My dad said the hardest thing was watching me suffer and not being able to do anything about it.


----------



## kelzyboo

My mum said the same thing.
She lost her Grandson and her daughter on the same day.

Must be so hard, if i wasn't so wrapped up in my own greif i might realise that before i snap at her because she doesn't understand.

x


----------



## kayleigh89

Love those sayings!! xx


----------



## Vickieh1981

Tatertot said:


> It seems that things in the US are very different from the UK. Everyone I know who had a baby die in the states was given very little support. We were advised to seek counseling, but weren't given a referral. Told to call if we needed anything, but told who to call.
> 
> Some of the difference may be related to miscarriage vs. still birth vs. neonatal death. :shrug:

Maybe so but you would think they would give you something wouldn't you? 



Hellylou said:


> Another one I have had said to me so far to add to this list...
> 
> "I know it's not the same as losing a child, but..."

Duh!! What do they think that you lost?



kelzyboo said:


> My mum said the same thing.
> She lost her Grandson and her daughter on the same day.
> 
> Must be so hard, if i wasn't so wrapped up in my own greif i might realise that before i snap at her because she doesn't understand.
> 
> x

Funny how we get so wrapped up in our own grief we forget that. I remember snapping at my Mum a few times.

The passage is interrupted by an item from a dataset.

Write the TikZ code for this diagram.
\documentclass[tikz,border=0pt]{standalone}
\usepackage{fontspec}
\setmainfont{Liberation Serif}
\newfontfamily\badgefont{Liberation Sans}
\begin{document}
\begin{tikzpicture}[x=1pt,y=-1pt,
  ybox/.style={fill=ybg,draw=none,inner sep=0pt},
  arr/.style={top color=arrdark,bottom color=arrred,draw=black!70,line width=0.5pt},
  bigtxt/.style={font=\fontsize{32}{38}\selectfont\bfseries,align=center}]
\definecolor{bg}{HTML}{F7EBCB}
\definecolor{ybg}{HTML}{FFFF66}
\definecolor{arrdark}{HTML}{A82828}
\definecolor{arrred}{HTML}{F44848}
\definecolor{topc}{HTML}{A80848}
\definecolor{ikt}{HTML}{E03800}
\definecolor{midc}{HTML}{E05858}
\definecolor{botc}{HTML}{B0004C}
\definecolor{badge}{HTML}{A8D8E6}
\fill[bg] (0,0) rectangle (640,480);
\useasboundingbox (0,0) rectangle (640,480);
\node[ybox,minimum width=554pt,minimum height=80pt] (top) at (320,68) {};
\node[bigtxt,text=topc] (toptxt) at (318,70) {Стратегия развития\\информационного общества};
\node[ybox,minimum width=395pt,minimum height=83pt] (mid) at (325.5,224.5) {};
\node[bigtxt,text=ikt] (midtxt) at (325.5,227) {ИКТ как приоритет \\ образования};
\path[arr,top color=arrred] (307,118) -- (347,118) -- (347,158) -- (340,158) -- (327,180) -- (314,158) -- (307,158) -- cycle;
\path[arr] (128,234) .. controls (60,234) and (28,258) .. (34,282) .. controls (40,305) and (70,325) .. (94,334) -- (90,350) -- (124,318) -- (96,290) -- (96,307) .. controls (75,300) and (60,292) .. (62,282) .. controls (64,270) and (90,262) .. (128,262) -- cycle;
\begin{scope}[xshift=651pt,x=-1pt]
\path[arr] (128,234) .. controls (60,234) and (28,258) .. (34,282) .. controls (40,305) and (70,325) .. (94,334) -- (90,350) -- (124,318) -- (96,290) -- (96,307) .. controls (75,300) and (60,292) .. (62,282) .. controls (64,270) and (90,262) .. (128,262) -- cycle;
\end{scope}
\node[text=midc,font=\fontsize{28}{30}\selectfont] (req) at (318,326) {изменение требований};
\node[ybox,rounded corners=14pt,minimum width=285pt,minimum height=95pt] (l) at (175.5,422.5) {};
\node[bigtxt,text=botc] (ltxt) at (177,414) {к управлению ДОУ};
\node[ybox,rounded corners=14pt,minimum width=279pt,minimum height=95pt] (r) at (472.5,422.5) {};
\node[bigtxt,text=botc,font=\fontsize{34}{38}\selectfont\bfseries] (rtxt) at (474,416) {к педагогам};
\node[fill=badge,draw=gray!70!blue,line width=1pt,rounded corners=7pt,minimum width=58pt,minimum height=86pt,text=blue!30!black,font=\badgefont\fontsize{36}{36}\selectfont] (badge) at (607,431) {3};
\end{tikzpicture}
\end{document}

I have a picture of her holding Missy and she looks devestated. It must be so hard to lose your Grandchild and see your own child in such total pain and not be able to help. I wonder if in some ways that is harder?


----------



## Hellylou

It's awful how a few thoughtless words can do such terrible harm to someone who has suffered a loss. I think the problem is people think they have to say _something_ - they try to rationalise what happened or say what they think is a comfort when it isn't. They say things like 'it's nature's way' or 'it wasn't meant to be' thinking it helps, when it just doesn't. 

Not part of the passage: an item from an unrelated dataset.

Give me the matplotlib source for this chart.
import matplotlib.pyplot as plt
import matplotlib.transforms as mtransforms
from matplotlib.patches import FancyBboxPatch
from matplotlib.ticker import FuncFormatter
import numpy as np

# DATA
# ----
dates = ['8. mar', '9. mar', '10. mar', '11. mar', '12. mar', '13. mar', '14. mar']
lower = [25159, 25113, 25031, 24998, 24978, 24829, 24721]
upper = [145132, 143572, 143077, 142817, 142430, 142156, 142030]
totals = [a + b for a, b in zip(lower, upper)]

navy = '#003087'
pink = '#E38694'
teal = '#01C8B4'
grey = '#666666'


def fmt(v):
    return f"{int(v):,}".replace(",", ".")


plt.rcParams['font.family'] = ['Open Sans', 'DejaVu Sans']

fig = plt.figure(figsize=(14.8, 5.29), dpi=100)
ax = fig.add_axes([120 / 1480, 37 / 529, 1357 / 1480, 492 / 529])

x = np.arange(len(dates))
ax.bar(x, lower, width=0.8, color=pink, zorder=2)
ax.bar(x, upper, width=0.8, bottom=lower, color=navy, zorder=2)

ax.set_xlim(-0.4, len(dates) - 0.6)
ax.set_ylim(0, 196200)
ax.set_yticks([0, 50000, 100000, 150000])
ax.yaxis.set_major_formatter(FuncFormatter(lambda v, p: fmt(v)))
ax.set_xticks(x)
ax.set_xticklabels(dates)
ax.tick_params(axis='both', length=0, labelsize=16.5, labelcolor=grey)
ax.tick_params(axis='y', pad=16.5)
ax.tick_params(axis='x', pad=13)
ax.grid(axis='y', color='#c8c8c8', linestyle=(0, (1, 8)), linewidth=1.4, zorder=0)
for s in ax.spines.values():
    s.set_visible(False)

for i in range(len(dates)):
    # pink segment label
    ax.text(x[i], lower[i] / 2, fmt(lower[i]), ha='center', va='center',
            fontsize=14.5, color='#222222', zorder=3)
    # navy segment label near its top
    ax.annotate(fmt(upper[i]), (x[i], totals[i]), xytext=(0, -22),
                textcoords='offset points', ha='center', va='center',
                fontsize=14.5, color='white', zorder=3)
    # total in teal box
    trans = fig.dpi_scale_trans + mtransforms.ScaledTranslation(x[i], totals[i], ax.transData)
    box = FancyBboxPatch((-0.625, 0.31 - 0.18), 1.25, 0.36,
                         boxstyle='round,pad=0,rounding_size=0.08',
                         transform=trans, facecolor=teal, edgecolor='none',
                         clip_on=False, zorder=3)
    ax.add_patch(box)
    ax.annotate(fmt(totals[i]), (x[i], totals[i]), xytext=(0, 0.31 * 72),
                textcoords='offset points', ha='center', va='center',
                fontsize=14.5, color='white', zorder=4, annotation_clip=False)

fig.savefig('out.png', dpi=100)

A hug, a card, some simple flowers, they can all mean so much. There is no reason, or rationalisation to a loss like this, and no amount of reasoning takes away the pain.

In situations like these, all people ever need to say is "I'm so sorry".


----------



## ms.hope

Hellylou said:


> It's awful how a few thoughtless words can do such terrible harm to someone who has suffered a loss. I think the problem is people think they have to say _something_ - they try to rationalise what happened or say what they think is a comfort when it isn't. They say things like 'it's nature's way' or 'it wasn't meant to be' thinking it helps, when it just doesn't.
> 
> A hug, a card, some simple flowers, they can all mean so much. There is no reason, or rationalisation to a loss like this, and no amount of reasoning takes away the pain.
> 
> In situations like these, all people ever need to say is "I'm so sorry".


:thumbup: I agree with all that you said!


----------



## Tatertot

Yup. I agree too. People always say "I don't know what to say"...yeah, you do, "I'm sorry. That really sucks." All of those are acceptable. I think people try to find something deep and meaningful to say when in actuality just saying it sucks is enough.


----------